The rings create electric inductors and the gaps create electric capacitors. Together they create a resonator that can trap and suppress radar waves at a certain frequency. Stretching the meta-skin changes the size of the liquid metal rings inside and changes the frequency the devices suppress.
Tests showed radar suppression was about 75 percent in the frequency range of 8 to 10 gigahertz, according to the paper. When objects are wrapped in the meta-skin, the radar waves are suppressed in all incident directions and observation angles.
This meta-skin technology is different from traditional stealth technologies that often only reduce the backscattering, i.e., the power reflected back to a probing radar. This meta-skin could eventually coat the surface of the next generation of stealth aircraft.
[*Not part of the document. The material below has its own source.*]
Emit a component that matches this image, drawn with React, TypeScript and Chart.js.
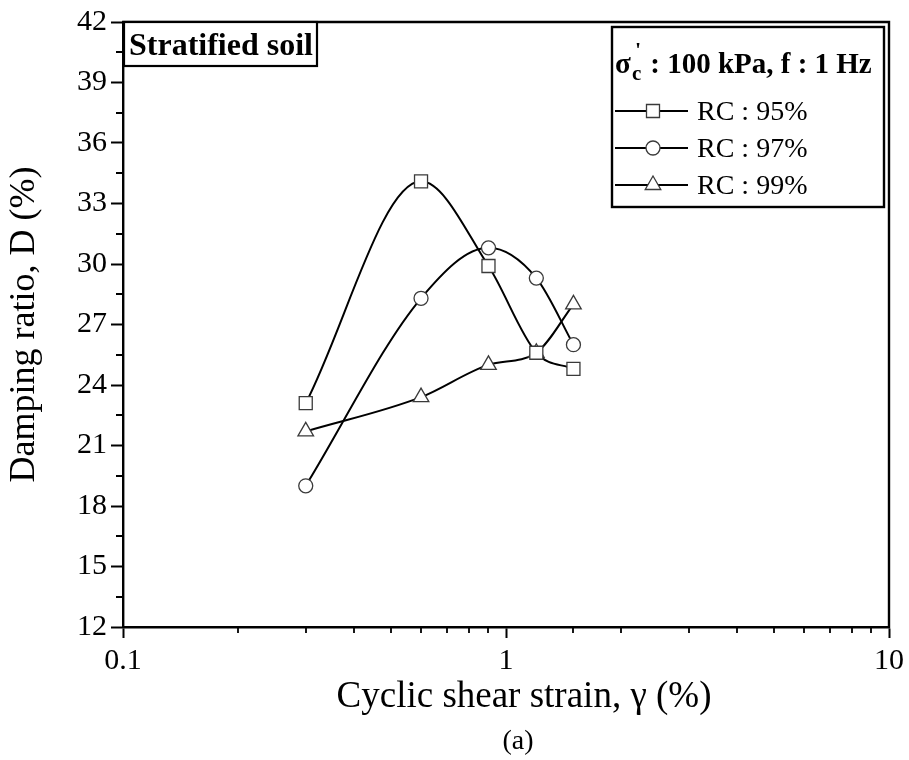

"The long-term goal is to shrink the size of these devices,” Dong said. “Then hopefully we can do this with higher-frequency electromagnetic waves such as visible or infrared light. While that would require advanced nano-manufacturing technologies and appropriate structural modifications, we think this study proves the concept of frequency tuning and broadening, and multidirectional wave suppression with skin-type metamaterials.”